The image dataset is correctly resized to 640x640, so the suggested fix does not seem to be the problem.

  • Project Type: Object Detection
  • Operating System & Browser: macOS + Firefox
  • Project Universe Link or Workspace/Project ID: stationa/we-rooftops-det (private workspace)

Hi, we’ve deployed a new version, can you retry and let me know how it goes

Thanks @peter_roboflow. That seems to have worked to train now!

I’m a little confused though as:

  1. Training took only a little over an hour on a dataset of 2700 images despite that the estimates were claiming it would take closer to 8 hours. It also stopped after only 18 epochs (this might just mean the model wasn’t seeing much progress and stopped, but not sure).

  2. The confusion matrix and vector analysis charts are completely empty at all confidence thresholds.

  3. Both precision and recall show up as 100% which is highly suspect.

Any thoughts on what happened here?

(Sorry I tried to upload more screenshots, but the forum won’t let me since my account is new?)

@jerluc sorry about the forum not allowing image uploads, not sure how to fix that :confused:

  1. Training took only a little over an hour on a dataset of 2700 images despite that the estimates were claiming it would take closer to 8 hours. It also stopped after only 18 epochs (this might just mean the model wasn’t seeing much progress and stopped, but not sure).

yeah, we do early stopping so that we don’t waste your money while the model isn’t improving. rf-detr converges really fast so it should generally take a lot less time than estimated – one of the aspects of the model we are proud of since it should save users credits

  1. The confusion matrix and vector analysis charts are completely empty at all confidence thresholds.

hmmm, that should not be happening, we will look into that!

  1. Both precision and recall show up as 100% which is highly suspect.

you are right to be suspicious – those numbers arent getting calculated yet for rf-detr other than in model eval.
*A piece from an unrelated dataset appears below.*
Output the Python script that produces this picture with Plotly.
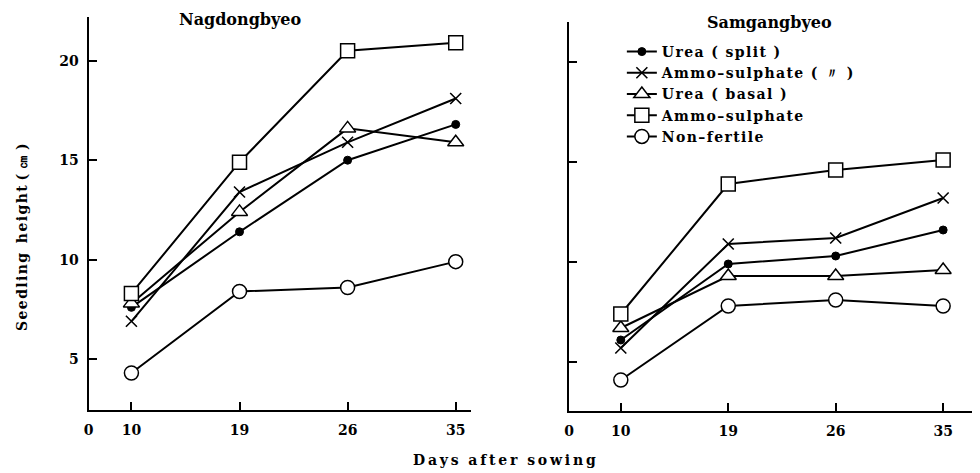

That was a frontend bug I thought we had fixed – do you mind sharing where exactly in the app you are seeing that? If you can’t upload images here you can electronically mail me at my name at roboflow dot com

Thanks @peter_roboflow! It makes sense then that it didn’t take very long. I was just surprised to see it so much faster than was estimated!

Please let me know if you’ve found out anything about the confusion matrix. I figured this was related to the precision and recall showing up incorrectly, but maybe not.

For context, this is a screenshot from the top of the “Visualize” page that shows the 100% numbers:

Hello @jerluc I’m very sorry you experienced this issue. We found what was causing this problem and are currently working on fixing it. We will let you know as soon as it is ready!